* Work to do *
Write out exactly the lines from the start of the entries through the one that contains "([xshift=38.5pt]prime.south) -- ([xshift=4pt]anal.north);", including both.

Rows from a dataset of charts and code:
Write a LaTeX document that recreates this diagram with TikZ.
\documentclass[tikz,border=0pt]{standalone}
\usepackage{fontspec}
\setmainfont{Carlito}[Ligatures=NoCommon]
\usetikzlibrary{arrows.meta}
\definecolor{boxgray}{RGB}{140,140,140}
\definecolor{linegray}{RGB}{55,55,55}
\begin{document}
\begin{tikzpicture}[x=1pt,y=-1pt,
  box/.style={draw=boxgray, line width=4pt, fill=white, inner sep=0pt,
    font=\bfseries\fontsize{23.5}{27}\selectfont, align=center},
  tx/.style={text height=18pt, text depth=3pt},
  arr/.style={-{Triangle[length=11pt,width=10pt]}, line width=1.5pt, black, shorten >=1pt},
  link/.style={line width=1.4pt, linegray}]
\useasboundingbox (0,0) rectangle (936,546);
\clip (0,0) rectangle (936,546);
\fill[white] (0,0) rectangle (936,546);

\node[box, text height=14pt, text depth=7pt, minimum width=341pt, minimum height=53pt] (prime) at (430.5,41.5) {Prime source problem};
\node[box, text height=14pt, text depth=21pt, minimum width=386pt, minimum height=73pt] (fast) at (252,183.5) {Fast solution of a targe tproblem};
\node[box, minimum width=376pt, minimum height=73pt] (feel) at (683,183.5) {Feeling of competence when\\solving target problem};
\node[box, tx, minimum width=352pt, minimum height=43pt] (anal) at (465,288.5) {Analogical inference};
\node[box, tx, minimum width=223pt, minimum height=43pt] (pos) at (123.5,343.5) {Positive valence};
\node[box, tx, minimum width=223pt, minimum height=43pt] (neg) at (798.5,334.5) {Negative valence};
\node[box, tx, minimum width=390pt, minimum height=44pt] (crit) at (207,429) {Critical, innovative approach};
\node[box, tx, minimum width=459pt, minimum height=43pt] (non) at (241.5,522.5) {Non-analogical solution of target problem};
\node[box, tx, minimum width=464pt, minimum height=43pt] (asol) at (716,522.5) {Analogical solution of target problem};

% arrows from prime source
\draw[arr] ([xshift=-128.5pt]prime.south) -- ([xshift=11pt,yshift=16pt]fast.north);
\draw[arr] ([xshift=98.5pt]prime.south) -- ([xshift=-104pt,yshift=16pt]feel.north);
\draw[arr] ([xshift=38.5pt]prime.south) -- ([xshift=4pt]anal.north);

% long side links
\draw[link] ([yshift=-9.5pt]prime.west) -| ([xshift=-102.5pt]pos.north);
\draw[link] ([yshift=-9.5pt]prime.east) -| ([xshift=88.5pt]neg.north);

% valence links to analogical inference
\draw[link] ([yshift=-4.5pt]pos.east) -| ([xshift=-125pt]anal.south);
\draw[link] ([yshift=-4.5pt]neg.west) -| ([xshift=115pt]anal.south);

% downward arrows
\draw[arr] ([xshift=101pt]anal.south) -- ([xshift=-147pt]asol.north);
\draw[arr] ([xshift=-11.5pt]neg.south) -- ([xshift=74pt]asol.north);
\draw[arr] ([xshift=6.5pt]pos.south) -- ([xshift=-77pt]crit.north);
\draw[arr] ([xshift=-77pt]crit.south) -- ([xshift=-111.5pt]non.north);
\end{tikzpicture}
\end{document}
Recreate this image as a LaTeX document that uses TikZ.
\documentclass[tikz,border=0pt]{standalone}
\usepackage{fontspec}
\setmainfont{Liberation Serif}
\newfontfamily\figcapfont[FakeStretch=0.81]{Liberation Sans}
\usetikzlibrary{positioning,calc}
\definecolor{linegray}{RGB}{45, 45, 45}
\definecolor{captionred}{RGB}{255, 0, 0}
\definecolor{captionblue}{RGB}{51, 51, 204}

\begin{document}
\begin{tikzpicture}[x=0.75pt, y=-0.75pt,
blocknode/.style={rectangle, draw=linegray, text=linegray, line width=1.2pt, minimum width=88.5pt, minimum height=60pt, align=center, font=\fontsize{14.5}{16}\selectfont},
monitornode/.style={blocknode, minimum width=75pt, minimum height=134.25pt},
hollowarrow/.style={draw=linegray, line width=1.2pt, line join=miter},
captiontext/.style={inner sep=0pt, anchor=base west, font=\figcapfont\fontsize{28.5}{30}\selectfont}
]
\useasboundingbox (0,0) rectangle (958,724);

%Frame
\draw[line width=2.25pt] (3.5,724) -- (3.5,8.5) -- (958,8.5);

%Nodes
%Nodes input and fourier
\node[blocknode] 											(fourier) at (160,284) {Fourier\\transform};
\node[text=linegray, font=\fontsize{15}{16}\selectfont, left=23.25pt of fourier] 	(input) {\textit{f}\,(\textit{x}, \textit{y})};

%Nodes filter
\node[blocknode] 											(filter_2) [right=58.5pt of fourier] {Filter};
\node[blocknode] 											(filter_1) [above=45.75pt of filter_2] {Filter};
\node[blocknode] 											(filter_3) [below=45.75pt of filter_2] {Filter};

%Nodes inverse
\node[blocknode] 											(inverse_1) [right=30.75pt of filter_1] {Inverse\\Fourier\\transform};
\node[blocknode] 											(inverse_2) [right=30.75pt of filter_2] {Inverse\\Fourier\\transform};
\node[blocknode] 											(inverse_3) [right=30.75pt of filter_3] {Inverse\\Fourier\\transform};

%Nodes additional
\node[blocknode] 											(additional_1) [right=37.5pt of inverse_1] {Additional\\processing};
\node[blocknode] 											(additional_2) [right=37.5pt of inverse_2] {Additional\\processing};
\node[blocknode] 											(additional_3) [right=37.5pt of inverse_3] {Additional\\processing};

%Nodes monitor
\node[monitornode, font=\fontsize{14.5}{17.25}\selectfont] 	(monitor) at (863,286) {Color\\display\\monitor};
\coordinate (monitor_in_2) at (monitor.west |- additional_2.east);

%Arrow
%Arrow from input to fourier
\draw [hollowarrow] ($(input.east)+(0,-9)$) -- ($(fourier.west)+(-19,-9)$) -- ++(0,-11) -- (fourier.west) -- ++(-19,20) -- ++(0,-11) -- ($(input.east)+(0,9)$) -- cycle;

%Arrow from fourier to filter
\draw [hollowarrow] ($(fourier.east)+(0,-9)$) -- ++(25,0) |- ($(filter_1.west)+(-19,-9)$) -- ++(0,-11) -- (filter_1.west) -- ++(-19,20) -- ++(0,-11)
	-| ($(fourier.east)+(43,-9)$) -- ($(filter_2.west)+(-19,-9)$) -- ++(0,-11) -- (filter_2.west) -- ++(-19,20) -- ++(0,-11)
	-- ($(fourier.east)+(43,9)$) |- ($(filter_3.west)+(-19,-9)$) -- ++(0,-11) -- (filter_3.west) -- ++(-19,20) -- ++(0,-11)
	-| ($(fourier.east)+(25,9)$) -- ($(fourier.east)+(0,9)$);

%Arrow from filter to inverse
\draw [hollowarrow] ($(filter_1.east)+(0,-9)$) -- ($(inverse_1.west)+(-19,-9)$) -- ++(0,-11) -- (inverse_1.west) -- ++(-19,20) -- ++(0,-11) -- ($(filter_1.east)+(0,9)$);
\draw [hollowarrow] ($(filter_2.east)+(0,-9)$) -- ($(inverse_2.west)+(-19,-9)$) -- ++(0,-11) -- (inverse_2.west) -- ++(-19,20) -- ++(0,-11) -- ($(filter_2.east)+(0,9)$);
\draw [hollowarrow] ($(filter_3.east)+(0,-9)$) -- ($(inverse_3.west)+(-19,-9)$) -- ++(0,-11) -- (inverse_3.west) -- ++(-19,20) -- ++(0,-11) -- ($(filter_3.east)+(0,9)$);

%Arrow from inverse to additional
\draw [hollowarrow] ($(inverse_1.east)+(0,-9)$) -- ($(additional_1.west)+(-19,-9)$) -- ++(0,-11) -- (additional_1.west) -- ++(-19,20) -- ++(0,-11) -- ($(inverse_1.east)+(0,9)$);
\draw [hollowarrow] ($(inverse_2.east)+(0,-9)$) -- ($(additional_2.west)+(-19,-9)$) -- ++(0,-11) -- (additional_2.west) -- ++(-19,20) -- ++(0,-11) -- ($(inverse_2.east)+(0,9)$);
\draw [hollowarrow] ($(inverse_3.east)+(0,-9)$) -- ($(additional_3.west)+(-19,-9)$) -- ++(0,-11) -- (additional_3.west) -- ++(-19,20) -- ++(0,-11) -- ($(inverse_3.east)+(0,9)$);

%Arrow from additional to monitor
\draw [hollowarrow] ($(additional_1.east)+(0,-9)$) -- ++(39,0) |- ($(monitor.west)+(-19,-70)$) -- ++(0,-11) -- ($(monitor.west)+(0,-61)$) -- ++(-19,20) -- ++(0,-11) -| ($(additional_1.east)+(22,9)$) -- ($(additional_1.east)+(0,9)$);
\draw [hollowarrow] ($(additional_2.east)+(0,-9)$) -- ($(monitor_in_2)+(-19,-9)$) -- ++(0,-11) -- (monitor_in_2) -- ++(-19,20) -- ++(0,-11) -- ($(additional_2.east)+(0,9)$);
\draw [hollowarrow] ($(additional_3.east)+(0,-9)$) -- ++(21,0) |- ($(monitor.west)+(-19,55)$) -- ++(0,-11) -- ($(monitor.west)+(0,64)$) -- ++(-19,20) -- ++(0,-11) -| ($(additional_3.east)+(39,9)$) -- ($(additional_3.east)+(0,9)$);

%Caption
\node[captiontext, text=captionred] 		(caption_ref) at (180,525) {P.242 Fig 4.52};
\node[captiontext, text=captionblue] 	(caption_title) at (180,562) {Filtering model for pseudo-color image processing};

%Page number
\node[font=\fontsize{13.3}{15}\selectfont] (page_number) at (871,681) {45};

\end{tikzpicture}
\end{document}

* Expected answer *
Write a LaTeX document that recreates this diagram with TikZ.
\documentclass[tikz,border=0pt]{standalone}
\usepackage{fontspec}
\setmainfont{Carlito}[Ligatures=NoCommon]
\usetikzlibrary{arrows.meta}
\definecolor{boxgray}{RGB}{140,140,140}
\definecolor{linegray}{RGB}{55,55,55}
\begin{document}
\begin{tikzpicture}[x=1pt,y=-1pt,
  box/.style={draw=boxgray, line width=4pt, fill=white, inner sep=0pt,
    font=\bfseries\fontsize{23.5}{27}\selectfont, align=center},
  tx/.style={text height=18pt, text depth=3pt},
  arr/.style={-{Triangle[length=11pt,width=10pt]}, line width=1.5pt, black, shorten >=1pt},
  link/.style={line width=1.4pt, linegray}]
\useasboundingbox (0,0) rectangle (936,546);
\clip (0,0) rectangle (936,546);
\fill[white] (0,0) rectangle (936,546);

\node[box, text height=14pt, text depth=7pt, minimum width=341pt, minimum height=53pt] (prime) at (430.5,41.5) {Prime source problem};
\node[box, text height=14pt, text depth=21pt, minimum width=386pt, minimum height=73pt] (fast) at (252,183.5) {Fast solution of a targe tproblem};
\node[box, minimum width=376pt, minimum height=73pt] (feel) at (683,183.5) {Feeling of competence when\\solving target problem};
\node[box, tx, minimum width=352pt, minimum height=43pt] (anal) at (465,288.5) {Analogical inference};
\node[box, tx, minimum width=223pt, minimum height=43pt] (pos) at (123.5,343.5) {Positive valence};
\node[box, tx, minimum width=223pt, minimum height=43pt] (neg) at (798.5,334.5) {Negative valence};
\node[box, tx, minimum width=390pt, minimum height=44pt] (crit) at (207,429) {Critical, innovative approach};
\node[box, tx, minimum width=459pt, minimum height=43pt] (non) at (241.5,522.5) {Non-analogical solution of target problem};
\node[box, tx, minimum width=464pt, minimum height=43pt] (asol) at (716,522.5) {Analogical solution of target problem};

% arrows from prime source
\draw[arr] ([xshift=-128.5pt]prime.south) -- ([xshift=11pt,yshift=16pt]fast.north);
\draw[arr] ([xshift=98.5pt]prime.south) -- ([xshift=-104pt,yshift=16pt]feel.north);
\draw[arr] ([xshift=38.5pt]prime.south) -- ([xshift=4pt]anal.north);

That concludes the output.